If you’ve been following my tracker you might have noticed how close I’m getting to Isla Guadalupe. When I woke up this morning I could see a low dark smudge on the horizon, which looked like a cloud. Although I’m still about 40 miles away, it has been grown larger and clearer all day as I’ve pushed toward it. Guadalupe is the rugged remains of two ancient volcanos, and towers high out of the water, so I’m really looking forward to seeing it become even clearer tomorrow.
As you might have guessed from the title, Guadalupe is not my destination – I need to row past it and then on for several hundred miles more to mainland Mexico. It would have been a hugely exciting place to land, but unfortunately not ideal logistically. It is still pretty awesome to see it though, and anyone who has been at sea for a long time will know what it’s like to first look on land again (even if it’s just a small island). Suddenly my horizon does not stretch out the same distance in every direction; it is not an unbroken circle all around me. My eyes can’t help but be drawn to the lumpy shape in the distance.

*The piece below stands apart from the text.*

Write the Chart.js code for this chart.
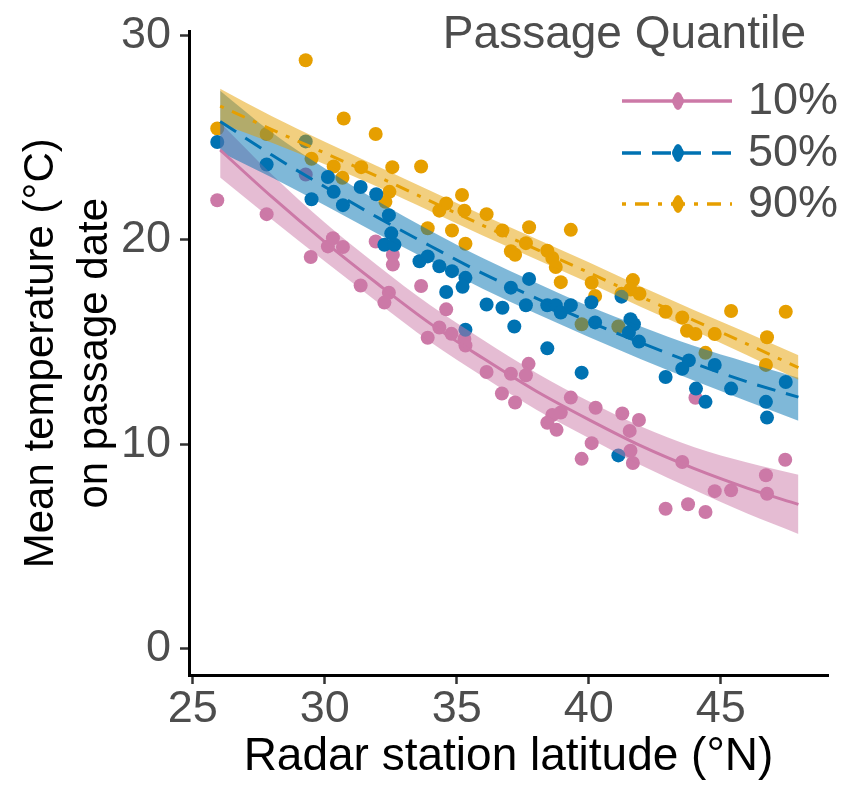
<!DOCTYPE html>
<html><head><meta charset="utf-8">
<script src="https://cdn.jsdelivr.net/npm/chart.js@4.4.0/dist/chart.umd.min.js"></script>
<style>html,body{margin:0;padding:0;background:#fff}#wrap{width:849px;height:787px}</style>
</head><body><div id="wrap"><canvas id="c" width="849" height="787"></canvas></div>
<script>
// ---- data ----
const xTicks = [25, 30, 35, 40, 45];
const yTicks = [0, 10, 20, 30];
const seriesLabels = ['10%', '50%', '90%'];

const lat10 = [25.93, 27.80, 29.28, 29.47, 30.31, 30.12, 30.69, 31.36, 32.43, 32.26, 31.93, 32.58, 32.58, 33.65, 34.60, 34.34, 33.90, 34.80, 35.29, 35.33, 36.13, 37.05, 37.72, 37.62, 36.71, 37.21, 39.32, 40.26, 38.62, 38.94, 38.43, 38.78, 40.11, 39.73, 41.27, 41.90, 41.55, 41.58, 41.67, 43.54, 44.77, 45.39, 42.91, 43.76, 44.42, 47.44, 46.71, 46.75, 44.04];
const temp10 = [21.94, 21.26, 23.20, 19.16, 20.08, 19.68, 19.65, 17.77, 17.41, 16.93, 19.92, 18.79, 19.27, 17.74, 16.60, 15.71, 15.21, 15.40, 15.15, 14.83, 13.53, 13.45, 13.93, 13.37, 12.48, 12.04, 12.28, 11.78, 11.43, 11.55, 11.05, 10.70, 10.05, 9.28, 11.50, 11.18, 10.65, 9.68, 9.08, 9.13, 7.70, 7.74, 6.84, 7.06, 6.68, 9.24, 8.48, 7.57, 12.27];

const lat50 = [25.93, 27.80, 29.28, 29.50, 30.34, 30.69, 31.36, 31.95, 32.43, 32.52, 32.26, 32.64, 33.59, 33.90, 34.34, 34.82, 35.33, 35.22, 34.60, 36.13, 36.73, 37.05, 37.74, 37.62, 37.18, 38.43, 38.75, 38.94, 39.32, 40.10, 40.24, 35.33, 38.43, 39.73, 41.24, 41.58, 41.71, 41.52, 41.90, 42.91, 43.79, 43.54, 44.77, 44.06, 44.42, 45.39, 47.46, 46.71, 46.75, 41.12, 30.12];
const temp50 = [24.79, 23.69, 24.82, 21.99, 22.35, 21.70, 22.59, 22.23, 21.21, 20.32, 19.76, 19.76, 18.95, 19.19, 18.71, 18.47, 18.14, 17.70, 17.45, 16.84, 16.68, 17.66, 18.09, 16.80, 15.76, 16.80, 16.80, 16.44, 16.80, 16.95, 15.96, 15.60, 14.69, 13.50, 17.22, 16.12, 15.87, 15.47, 15.02, 13.29, 14.10, 13.69, 13.88, 12.72, 12.07, 12.72, 13.04, 12.07, 11.30, 9.45, 23.08];

const lat90 = [25.93, 27.80, 29.28, 30.72, 31.93, 30.34, 31.38, 32.56, 32.45, 30.67, 29.50, 33.65, 35.20, 34.60, 34.34, 35.29, 36.13, 33.90, 34.82, 35.33, 36.73, 37.74, 39.32, 37.62, 37.05, 37.21, 38.43, 38.62, 38.75, 38.94, 40.11, 40.24, 39.73, 41.67, 41.58, 41.24, 41.92, 42.91, 43.54, 43.72, 44.04, 44.77, 45.39, 46.75, 47.46, 44.42, 46.71, 41.12, 32.30];
const temp90 = [25.45, 25.18, 28.79, 25.94, 25.18, 23.59, 23.56, 23.56, 22.35, 23.04, 23.97, 23.59, 22.20, 21.78, 21.43, 21.43, 21.26, 20.57, 20.46, 19.81, 20.46, 20.62, 20.49, 19.84, 19.44, 19.27, 19.47, 19.11, 18.67, 17.93, 17.90, 17.25, 15.87, 18.03, 17.57, 17.36, 17.36, 16.48, 16.20, 15.55, 15.39, 15.39, 16.52, 15.23, 16.48, 14.47, 13.88, 15.76, 21.86];

// fitted curves and confidence ribbons
const fitLat = [26.04, 28, 30, 32, 34, 36, 38, 40, 42, 44, 46, 47.94];
const fit10 = [24.4, 22.1, 19.9, 17.85, 15.9, 14.2, 12.6, 11.2, 9.9, 8.8, 7.85, 7.05];
const lo10  = [23.05, 21.0, 18.95, 16.95, 15.0, 13.3, 11.7, 10.3, 8.95, 7.75, 6.6, 5.6];
const hi10  = [25.75, 23.2, 20.85, 18.75, 16.8, 15.1, 13.5, 12.1, 10.85, 9.85, 9.1, 8.5];
const fit50 = [25.8, 24.15, 22.6, 21.1, 19.7, 18.35, 17.15, 16.0, 14.95, 13.95, 13.05, 12.3];
const lo50  = [24.3, 23.05, 21.7, 20.3, 18.95, 17.6, 16.4, 15.25, 14.15, 13.1, 12.1, 11.15];
const hi50  = [27.3, 25.25, 23.5, 21.9, 20.45, 19.1, 17.9, 16.75, 15.75, 14.8, 14.0, 13.25];
const fit90 = [26.55, 25.4, 24.25, 23.1, 21.9, 20.7, 19.55, 18.4, 17.2, 16.05, 14.9, 13.75];
const lo90  = [25.7, 24.75, 23.7, 22.6, 21.4, 20.2, 19.05, 17.9, 16.7, 15.55, 14.35, 13.15];
const hi90  = [27.4, 26.05, 24.8, 23.6, 22.4, 21.2, 20.05, 18.9, 17.7, 16.55, 15.45, 14.35];

// ---- styling ----
const FONT = "'Liberation Sans', Arial, Helvetica, sans-serif";
const C10 = '#CC79A7', C50 = '#0072B2', C90 = '#E69F00';
const F10 = 'rgba(204,121,167,0.5)', F50 = 'rgba(0,114,178,0.5)', F90 = 'rgba(230,159,0,0.5)';
const DASH10 = [], DASH50 = [19, 11], DASH90 = [4, 9, 14, 9];
const GREY = '#4D4D4D';

function pts(xs, ys) { return xs.map((x, i) => ({x: x, y: ys[i]})); }
function scatter(xs, ys, col, order) {
  return {type: 'scatter', data: pts(xs, ys), backgroundColor: col, borderWidth: 0,
          pointRadius: 7, pointHoverRadius: 7, order: order};
}
function edge(ys, fill, col, order) {
  return {type: 'line', data: pts(fitLat, ys), borderWidth: 0, borderColor: 'rgba(0,0,0,0)',
          pointRadius: 0, fill: fill, backgroundColor: col, order: order,
          cubicInterpolationMode: 'monotone'};
}
function fitLine(ys, col, dash, order) {
  return {type: 'line', data: pts(fitLat, ys), borderColor: col, borderWidth: 3, borderDash: dash,
          pointRadius: 0, fill: false, order: order, cubicInterpolationMode: 'monotone'};
}

const datasets = [
  scatter(lat50, temp50, C50, 20),
  scatter(lat90, temp90, C90, 21),
  scatter(lat10, temp10, C10, 22),
  edge(hi10, false, F10, 12), edge(lo10, '-1', F10, 12),
  edge(hi50, false, F50, 11), edge(lo50, '-1', F50, 11),
  edge(hi90, false, F90, 10), edge(lo90, '-1', F90, 10),
  fitLine(fit10, C10, DASH10, 3),
  fitLine(fit50, C50, DASH50, 2),
  fitLine(fit90, C90, DASH90, 1)
];

const legendPlugin = {
  id: 'ggLegend',
  afterDraw(chart) {
    const ctx = chart.ctx;
    ctx.save();
    ctx.fillStyle = GREY;
    ctx.font = '46px ' + FONT;
    ctx.textAlign = 'right';
    ctx.textBaseline = 'alphabetic';
    ctx.fillText('Passage Quantile', 806, 48);
    const rows = [101, 153, 204];
    const cols = [C10, C50, C90];
    const dashes = [DASH10, DASH50, DASH90];
    for (let i = 0; i < 3; i++) {
      const y = rows[i];
      ctx.strokeStyle = cols[i];
      ctx.lineWidth = 3.5;
      ctx.setLineDash(dashes[i]);
      ctx.beginPath(); ctx.moveTo(622, y); ctx.lineTo(732, y); ctx.stroke();
      ctx.setLineDash([]);
      ctx.fillStyle = cols[i];
      ctx.beginPath(); ctx.ellipse(678, y, 5, 9, 0, 0, Math.PI * 2); ctx.fill();
      ctx.beginPath(); ctx.arc(678, y, 6, 0, Math.PI * 2); ctx.fill();
      ctx.fillStyle = GREY;
      ctx.font = '45px ' + FONT;
      ctx.textAlign = 'left';
      ctx.textBaseline = 'middle';
      ctx.fillText(seriesLabels[i], 748, y + 1);
    }
    ctx.restore();
  }
};

new Chart(document.getElementById('c'), {
  data: {datasets: datasets},
  plugins: [legendPlugin],
  options: {
    responsive: false,
    animation: false,
    events: [],
    layout: {padding: {top: 27, right: 21, left: 0, bottom: 0}},
    plugins: {legend: {display: false}, tooltip: {enabled: false}},
    scales: {
      x: {
        type: 'linear', position: 'bottom', min: 24.86, max: 49.06,
        afterBuildTicks: s => { s.ticks = xTicks.map(v => ({value: v})); },
        afterFit: s => { s.height = 112; },
        ticks: {font: {family: FONT, size: 45, lineHeight: 1.1}, color: GREY, padding: 1, maxRotation: 0},
        grid: {drawOnChartArea: false, drawTicks: true, tickLength: 9, tickColor: '#333', tickWidth: 2.5},
        border: {display: true, color: '#000', width: 3},
        title: {display: true, text: 'Radar station latitude (°N)', color: '#000',
                font: {family: FONT, size: 46, lineHeight: 1.2}, padding: {top: 0, bottom: 2}}
      },
      y: {
        type: 'linear', position: 'left', min: -1.3, max: 30.2,
        afterBuildTicks: s => { s.ticks = yTicks.map(v => ({value: v})); },
        afterFit: s => { s.width = 189; },
        ticks: {font: {family: FONT, size: 45, lineHeight: 1.0}, color: GREY, padding: 9},
        grid: {drawOnChartArea: false, drawTicks: true, tickLength: 9, tickColor: '#333', tickWidth: 2.5},
        border: {display: true, color: '#000', width: 3},
        title: {display: true, text: ['Mean temperature (°C)', 'on passage date'], color: '#000',
                font: {family: FONT, size: 42, lineHeight: 1.3}, padding: {top: 14, bottom: 0}}
      }
    }
  }
});
</script></body></html>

Tonight it is cloudy, but I’ve been lucky most of the last week to have clear night skies. Last time there was a run of clear skies at night, a few weeks ago, there was also the brightest moon I’ve ever seen – breathtaking in itself, but not good for stargazing. This week I’ve been rewarded at night with the most fantastic night skies. The stars reach down to the flat horizon in every direction, every single one visible and unobscured by hills, trees or houses. It’s like being upside down in a star filled pool. There are just so many of them, and the whole sky seems so much busier out here. Stars are twinkling on top of each other, shooting stars flash across the sky, and the whole sky shifts gently and the boat bobs around. I’ve caught myself with my mouth hanging open on numerous occasions, completely unaware of myself as I gaze upwards.